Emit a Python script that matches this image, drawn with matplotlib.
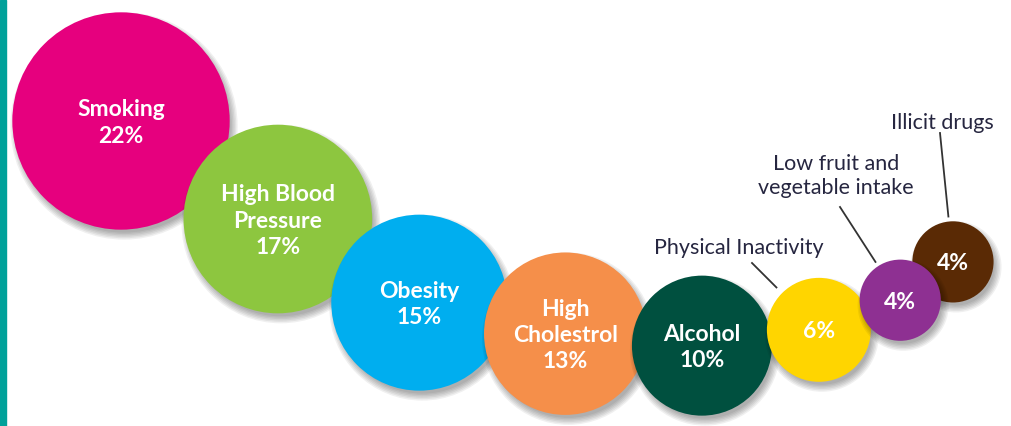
import numpy as np
import matplotlib
matplotlib.use("Agg")
import matplotlib.pyplot as plt
from matplotlib.patches import Circle, Rectangle

# ---- data ----
categories = ["Smoking", "High Blood\nPressure", "Obesity", "High\nCholestrol",
              "Alcohol", "Physical Inactivity", "Low fruit and\nvegetable intake",
              "Illicit drugs"]
values = [22, 17, 15, 13, 10, 6, 4, 4]
label_inside = [True, True, True, True, True, False, False, False]

# ---- style / layout ----
colors = ["#E6007E", "#8DC63F", "#00AEEF", "#F58F4A", "#00503F",
          "#FFD500", "#8E3092", "#5A2A05"]
zorders = [1, 2, 3, 4, 5, 6, 8, 7]
start = (121, 121)
step_angles = [32, 30.6, 12, 5, -7.7, -20, -36]      # direction to next bubble (deg)
step_overlaps = [18, 18, 20, 14, 4, 6, 16]           # overlap between neighbours (px)
outer_text_pos = {5: (739, 248), 6: (836, 176), 7: (942, 123)}
leader_start = {5: (752, 263), 6: (840, 207), 7: (940, 133)}
leader_gap = {5: 8, 6: 5, 7: 5}

font = ["Lato", "DejaVu Sans"]
plt.rcParams["font.family"] = font


def radius(v):
    return -10 + 25.3 * np.sqrt(v)


radii = [radius(v) for v in values]
centers = [np.array(start, dtype=float)]
for i, (a, o) in enumerate(zip(step_angles, step_overlaps)):
    d = radii[i] + radii[i + 1] - o
    t = np.deg2rad(a)
    centers.append(centers[-1] + d * np.array([np.cos(t), np.sin(t)]))

fig = plt.figure(figsize=(10.12, 4.26), dpi=100)
ax = fig.add_axes([0, 0, 1, 1])
ax.set_xlim(0, 1012)
ax.set_ylim(426, 0)
ax.axis("off")

# teal edge bar
ax.add_patch(Rectangle((0, 0), 6, 426, color="#00A19A", zorder=20))

for i, (c, r, col, z) in enumerate(zip(centers, radii, colors, zorders)):
    # soft drop shadow
    for k in range(6):
        ax.add_patch(Circle((c[0] + 3, c[1] + 5), r - 2 + k * 1.4,
                            color="black", alpha=0.06, lw=0, zorder=z - 0.5))
    ax.add_patch(Circle(tuple(c), r, color=col, lw=0, zorder=z))
    pct = f"{values[i]}%"
    txt = f"{categories[i]}\n{pct}" if label_inside[i] else pct
    ax.text(c[0], c[1] + 2, txt, ha="center", va="center", color="white",
            fontsize=16.5, fontweight="bold", linespacing=1.3, zorder=z + 0.1)
    if not label_inside[i]:
        tx, ty = outer_text_pos[i]
        ax.text(tx, ty, categories[i], ha="center", va="center", color="#262640",
                fontsize=15.5, linespacing=1.2, zorder=30)
        s = np.array(leader_start[i], dtype=float)
        u = (s - c) / np.linalg.norm(s - c)
        e = c + (r + leader_gap[i]) * u
        ax.plot([s[0], e[0]], [s[1], e[1]], color="#333333", lw=1.3, zorder=30)

fig.savefig("out.png", dpi=100)
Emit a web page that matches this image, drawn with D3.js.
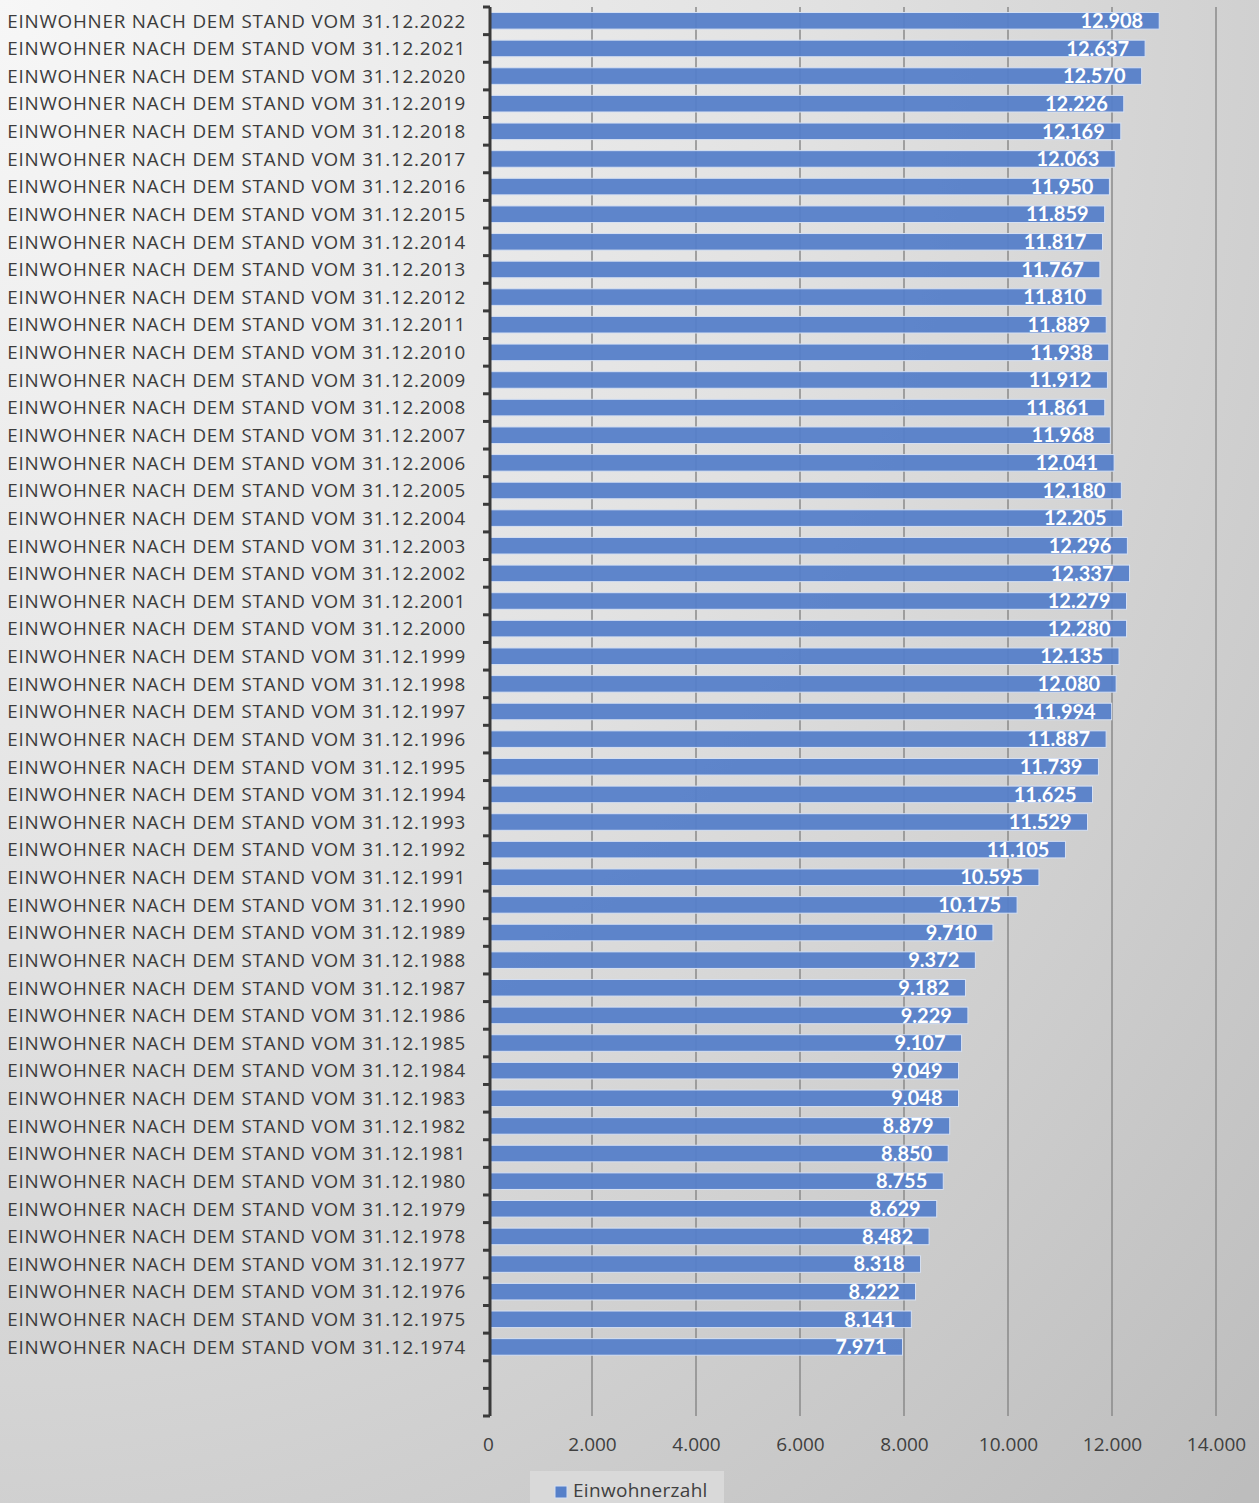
<!DOCTYPE html>
<html>
<head>
<meta charset="utf-8">
<script src="https://cdnjs.cloudflare.com/ajax/libs/d3/7.8.5/d3.min.js"></script>
<style>
  body { margin: 0; overflow: hidden; }
  svg { display: block; }
</style>
</head>
<body>
<svg width="1259" height="1503"></svg>
<script>
// years, newest first (as shown top to bottom)
const years = [2022, 2021, 2020, 2019, 2018, 2017, 2016, 2015, 2014, 2013, 2012, 2011, 2010,
  2009, 2008, 2007, 2006, 2005, 2004, 2003, 2002, 2001, 2000, 1999, 1998, 1997, 1996, 1995,
  1994, 1993, 1992, 1991, 1990, 1989, 1988, 1987, 1986, 1985, 1984, 1983, 1982, 1981, 1980,
  1979, 1978, 1977, 1976, 1975, 1974];
const einwohner = [12908, 12637, 12570, 12226, 12169, 12063, 11950, 11859, 11817, 11767, 11810,
  11889, 11938, 11912, 11861, 11968, 12041, 12180, 12205, 12296, 12337, 12279, 12280, 12135,
  12080, 11994, 11887, 11739, 11625, 11529, 11105, 10595, 10175, 9710, 9372, 9182, 9229, 9107,
  9049, 9048, 8879, 8850, 8755, 8629, 8482, 8318, 8222, 8141, 7971];
const xTicks = [0, 2000, 4000, 6000, 8000, 10000, 12000, 14000];
const emptyCats = ["leer1", "leer2"];   // two blank rows at the bottom
const seriesName = "Einwohnerzahl";

const data = years.map((y, i) => ({cat: "EINWOHNER NACH DEM STAND VOM 31.12." + y, v: einwohner[i]}));

const de = d3.formatLocale({decimal: ",", thousands: ".", grouping: [3], currency: ["", "€"]});
const fmt = de.format(",.0f");

const svg = d3.select("svg");
const W = 1259, H = 1503;

// background gradient
const defs = svg.append("defs");
const grad = defs.append("radialGradient").attr("id", "bg")
  .attr("cx", "0%").attr("cy", "0%").attr("r", "140%");
grad.append("stop").attr("offset", "0%").attr("stop-color", "#f7f7f7");
grad.append("stop").attr("offset", "45%").attr("stop-color", "#e2e2e2");
grad.append("stop").attr("offset", "100%").attr("stop-color", "#bdbdbd");
svg.append("rect").attr("width", W).attr("height", H).attr("fill", "url(#bg)");

const plotLeft = 490, plotTop = 7, plotBottom = 1416;
const x = d3.scaleLinear().domain([0, 14000]).range([plotLeft - 2, 1216]);
const y = d3.scaleBand()
  .domain(data.map(d => d.cat).concat(emptyCats))
  .range([plotTop, plotBottom])
  .paddingInner(0.4).paddingOuter(0.2);

const g = svg.append("g");

// vertical gridlines
g.selectAll(".grid").data(xTicks.slice(1)).enter().append("line")
  .attr("x1", d => x(d)).attr("x2", d => x(d))
  .attr("y1", plotTop).attr("y2", plotBottom)
  .attr("stroke", "#8a8a8a").attr("stroke-width", 1.5);

// bars
g.selectAll(".bar").data(data).enter().append("rect")
  .attr("x", x(0) + 2)
  .attr("y", d => y(d.cat))
  .attr("width", d => x(d.v) - x(0) - 2)
  .attr("height", y.bandwidth())
  .attr("fill", "#5680c9")
  .attr("fill-opacity", 0.95)
  .attr("stroke", "#d6e0f2")
  .attr("stroke-width", 1);

// data labels
g.selectAll(".lbl").data(data).enter().append("text")
  .attr("x", d => x(d.v) - 16)
  .attr("y", d => y(d.cat) + y.bandwidth() / 2)
  .attr("dy", "0.36em")
  .attr("text-anchor", "end")
  .attr("font-family", "Lato, 'Open Sans', sans-serif")
  .attr("font-weight", "bold")
  .attr("font-size", 20)
  .attr("fill", "#ffffff")
  .text(d => fmt(d.v));

// y axis with ticks at band edges
const yAxisG = svg.append("g");
yAxisG.append("line")
  .attr("x1", plotLeft).attr("x2", plotLeft).attr("y1", plotTop).attr("y2", plotBottom)
  .attr("stroke", "#3a3a3a").attr("stroke-width", 3);
const edges = y.domain().map(c => y(c) - y.step() * y.paddingInner() / 2).concat([plotBottom]);
yAxisG.selectAll(".tk").data(edges).enter().append("line")
  .attr("x1", plotLeft - 7).attr("x2", plotLeft)
  .attr("y1", d => d).attr("y2", d => d)
  .attr("stroke", "#3a3a3a").attr("stroke-width", 3);

// category labels
svg.append("g").selectAll("text").data(data).enter().append("text")
  .attr("x", 466)
  .attr("y", d => y(d.cat) + y.bandwidth() / 2)
  .attr("dy", "0.36em")
  .attr("text-anchor", "end")
  .attr("font-family", "'Open Sans', sans-serif")
  .attr("font-size", 18.8)
  .attr("letter-spacing", 0.8)
  .attr("fill", "#3c3c3c")
  .text(d => d.cat);

// x axis labels
const xAxis = d3.axisBottom(x).tickValues(xTicks).tickSize(0).tickPadding(0)
  .tickFormat(d => fmt(d));
const xg = svg.append("g").attr("transform", `translate(0,${plotBottom + 21})`).call(xAxis);
xg.select(".domain").remove();
xg.selectAll("text")
  .attr("font-family", "'Open Sans', sans-serif")
  .attr("font-size", 19)
  .attr("fill", "#404040");

// legend
const leg = svg.append("g");
leg.append("rect").attr("x", 530).attr("y", 1471).attr("width", 194).attr("height", 40)
  .attr("fill", "#d9d9d9");
leg.append("rect").attr("x", 555).attr("y", 1486).attr("width", 12).attr("height", 12)
  .attr("fill", "#5680c9").attr("stroke", "#d6e0f2");
leg.append("text").attr("x", 573).attr("y", 1491).attr("dy", "0.34em")
  .attr("font-family", "'Open Sans', sans-serif").attr("font-size", 19)
  .attr("letter-spacing", 0.3)
  .attr("fill", "#404040").text(seriesName);
</script>
</body>
</html>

----------------------------------------

What you should do: Give again, word for word, every line from the top of the data above to the line holding "from matplotlib.patches import", inclusive, with the pictures left out.

Output for this exercise:
Emit a Python script that matches this image, drawn with matplotlib.
import numpy as np
import matplotlib
matplotlib.use("Agg")
import matplotlib.pyplot as plt
from matplotlib.patches import Circle, Rectangle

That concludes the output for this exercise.